Sathyan served as an officer in the British Indian Army during World War II. After the war he joined the Travancore state police as an inspector in late 1940s. During this time he got interested in acting and acted in amateur stage plays. He made his debut film in 1952 film Athmasakhi and rose to stardom with the critically acclaimed film Neelakuyil in 1954. He dominated the Malayalam film industry over two decades ( 1952 – 1971) along with his contemporary Prem Nazir.

He is remembered for his performances in Anubhavangal Palichakal (1971), Karinizhal (1971), Kadalpalam (1969), Yakshi (1968), Odayilninnu (1965), Udhyogastha (1967), Veettu Mrugam (1969), Vazhvemayam (1970), Oru Penninte Kadha (1971), Karakanakadal (1971), Pakalkinavu (1966), Ningalenne Communist Akki (1970), Kayamkulam Kochunni (1966), Sarasayya (1971), Rowdy (1966), Mooladhanam (1969),Chemmeen (1965), Ammayenna Sthree (1970), Kuttavali (1970), Crossbelt (1970), Adimakal (1969), Thacholi Othenan (1964), Aadyakiranangal (1964) and Mudiyanaya Puthran (1961).
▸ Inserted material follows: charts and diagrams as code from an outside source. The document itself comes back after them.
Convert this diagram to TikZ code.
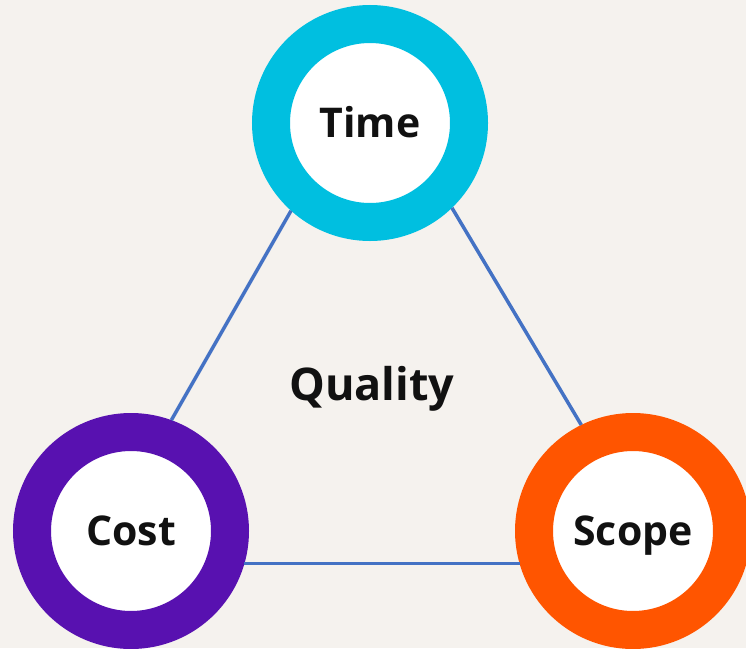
\documentclass[tikz,border=0pt]{standalone}
\usepackage{fontspec}
\newfontfamily\lblfont{Open Sans}
\definecolor{bg}{HTML}{F5F2EE}
\definecolor{timec}{HTML}{00BFE0}
\definecolor{costc}{HTML}{5811B0}
\definecolor{scopec}{HTML}{FF5500}
\definecolor{linec}{HTML}{4472C4}
\definecolor{txt}{HTML}{111111}
\tikzset{
  ring/.style={circle, draw=#1, fill=white, line width=38pt, minimum size=198pt, inner sep=0pt,
    text=txt, text height=29.3pt, text depth=0pt, font=\lblfont\bfseries\fontsize{41}{48}\selectfont},
  edge/.style={draw=linec, line width=3.5pt},
  qlabel/.style={text=txt, inner sep=0pt, text height=32.1pt, text depth=0pt, font=\lblfont\bfseries\fontsize{45}{54}\selectfont}
}
\begin{document}
\begin{tikzpicture}[x=1pt,y=-1pt]
\useasboundingbox (0,0) rectangle (746,648);
\clip (0,0) rectangle (746,648);
\fill[bg] (0,0) rectangle (746,648);
\node[ring=timec] (time) at (370,123) {Time};
\node[ring=costc] (cost) at (131,531) {Cost};
\node[ring=scopec] (scope) at (633,531) {Scope};
\node[qlabel] (quality) at (372,384) {Quality};
\draw[edge] (time.228) -- (cost.70);
\draw[edge] (time.314) -- (scope.116);
\draw[edge] (cost.344) -- (scope.196);
\end{tikzpicture}
\end{document}
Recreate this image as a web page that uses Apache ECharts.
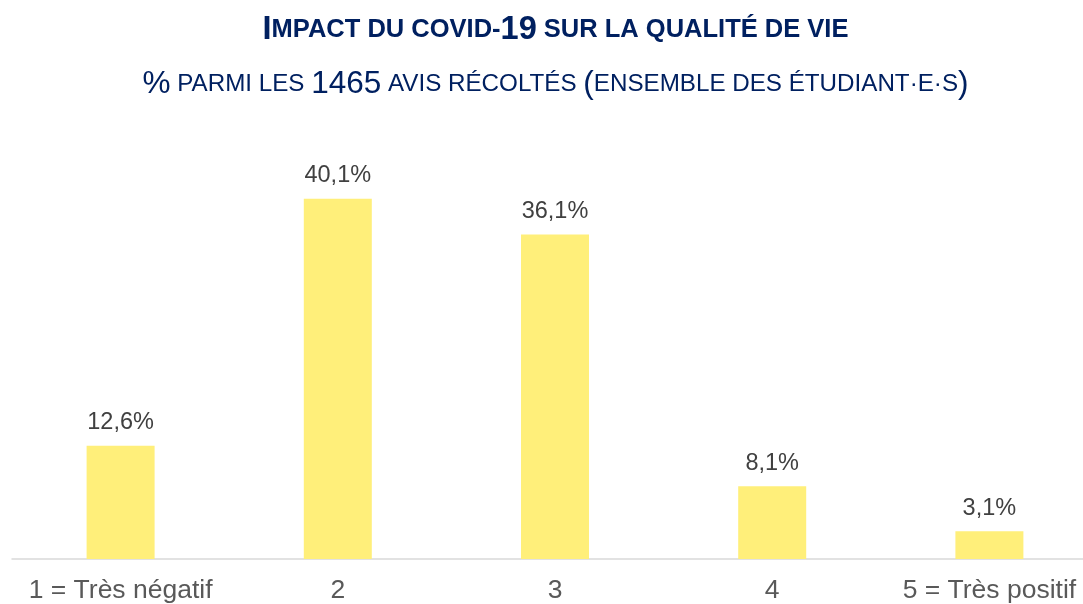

Sathyan won the Best Actor Award at the inaugural Kerala State Film Award ceremony for his double role in Kadalpalam. He won the Kerala State Film Award for Best Actor again in 1971 for his film Karakanakadal.

==Personal life==

Sathyan was born in Aramada, Thiruvananthapuram on 9 November 1912. His parents' names were Manuel and Emily. The eldest of five sons, his younger brothers were Chellayya, Neshan, Devadas, and Jacob. His family were Nadar Christians who belonged to the Anglican Church (C.I.B.C.) (later Church of South India (C.S.I.). Their family home in Aramada was called Cheruvilakathu Veettil.

Sathyan passed the Vidwan exam, equivalent to Master of Arts before joining St. Joseph's Higher Secondary School, Trivandrum as a teacher. After some time, he got job as a clerk in the Kerala Secretariat and worked there for about a year. He joined the army in 1941 and got posted as a Commissioned Officer of the Viceroy of India. He served the British army in Manipur, Burma (now Myanmar) and British Malaya (now Malaysia) during the World War II period. After finishing his term in the army, he returned home and joined the then Travancore State Police as a police inspector. During the Punnapra-Vayalar uprising in 1946, Sathyan was the inspector at Alappuzha North Police Station.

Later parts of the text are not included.